The California Supreme Court has declined to review the 6th District Court of Appeal decision in the Milpitas USD v W.C.A.B. (Guzman) decision rendering that case now final on the issue of a rebuttal to the AMA guideline portion of the AMA guidelines used in describing impairment under the 2005 PDRS. The Court’s action leaves standing the Appellate Decision issued 8/19/10 as binding precedent on affirmative answer to whether and to some extent when, rebuttal of the AMA guides is permissible.
Still pending is the defendant’s appeal in the 2nd prong of the Almaraz Guzman W.C.A.B. en banc decisions in the 5th appellate district. It is unclear if the 5th district was waiting to see what the Supreme Court did with the appeal but briefing in that appeal ended in early June, 2010. That Court has yet to indicate if it will consider defendant’s request for hearing. In order for the issue not to be final with this decision, a contrary opinion will need to be issued from that district.

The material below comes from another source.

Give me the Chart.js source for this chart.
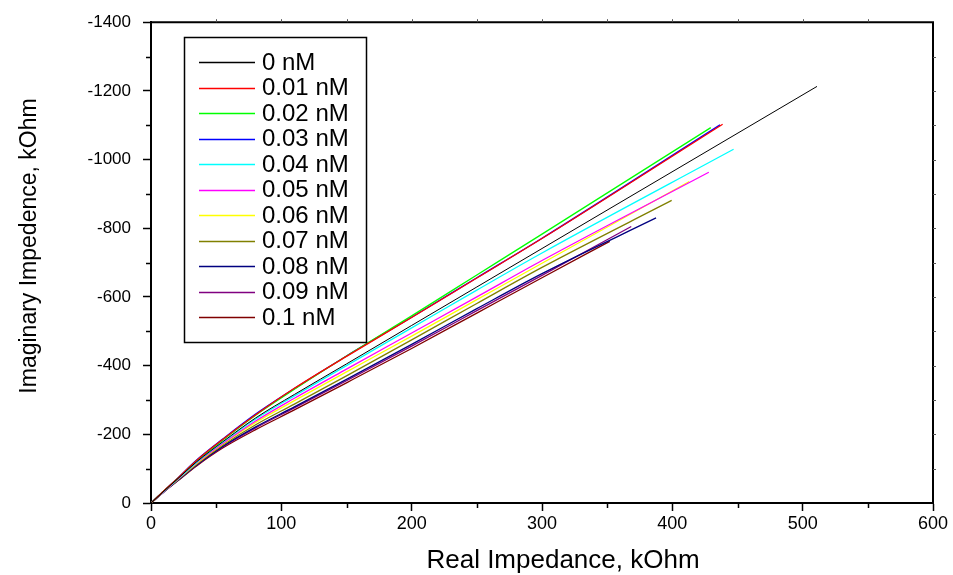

In the event of a contrary decision, the Supreme Court would likely have to step in either by granting a request for review of decertifying the 5th district opinion in order to reconcile the conflict in case law.
There is recent historical precedent for the Supreme Court denying a petition for hearing on an issue and at a later time taking the same issue up and reversing the holding of the first appellate decision. That is exactly what happened in the Brodie/Welcher line of cases addressing calculation of apportionment (the % vs. $ issue). The first appellate decision (Dykes v W.C.A.B.) holding apportionment was based on dollars not percentages was denied review by the Supreme Court but a later split in the appellate courts in different districts required the Supreme Court to address the issue. When it did, the Court’s holding was the reverse of the original appellate decision in Dykes and represents our current state of the law (apportionment based on % of disability).